Instructions to follow:
Restate the full listing word for word and leave the pictures out.

----

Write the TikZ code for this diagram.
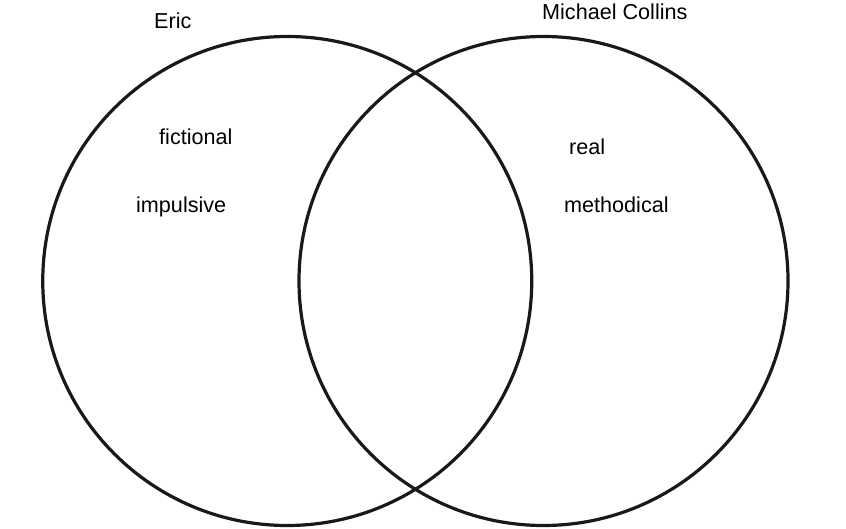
\documentclass[tikz,border=0pt]{standalone}
\usepackage{fontspec}
\setmainfont{Liberation Sans}
\begin{document}
\begin{tikzpicture}[x=1pt,y=-1pt,
  ring/.style={circle,draw=black!90,line width=3.2pt,minimum size=489pt,inner sep=0pt},
  lbl/.style={anchor=base west,inner sep=0pt,font=\fontsize{21.6}{26}\selectfont}]
\useasboundingbox[fill=white] (0,0) rectangle (846,529);
\node[ring] (left) at (287.25,281) {};
\node[ring] (right) at (543.5,281) {};
\node[lbl] (eric) at (154,29) {Eric};
\node[lbl] (mc) at (542,20) {Michael Collins};
\node[lbl] (fic) at (159,145) {fictional};
\node[lbl] (imp) at (136,213) {impulsive};
\node[lbl] (real) at (569,155) {real};
\node[lbl] (meth) at (564,213) {methodical};
\end{tikzpicture}
\end{document}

----

Answer to the exercise:
Write the TikZ code for this diagram.
\documentclass[tikz,border=0pt]{standalone}
\usepackage{fontspec}
\setmainfont{Liberation Sans}
\begin{document}
\begin{tikzpicture}[x=1pt,y=-1pt,
  ring/.style={circle,draw=black!90,line width=3.2pt,minimum size=489pt,inner sep=0pt},
  lbl/.style={anchor=base west,inner sep=0pt,font=\fontsize{21.6}{26}\selectfont}]
\useasboundingbox[fill=white] (0,0) rectangle (846,529);
\node[ring] (left) at (287.25,281) {};
\node[ring] (right) at (543.5,281) {};
\node[lbl] (eric) at (154,29) {Eric};
\node[lbl] (mc) at (542,20) {Michael Collins};
\node[lbl] (fic) at (159,145) {fictional};
\node[lbl] (imp) at (136,213) {impulsive};
\node[lbl] (real) at (569,155) {real};
\node[lbl] (meth) at (564,213) {methodical};
\end{tikzpicture}
\end{document}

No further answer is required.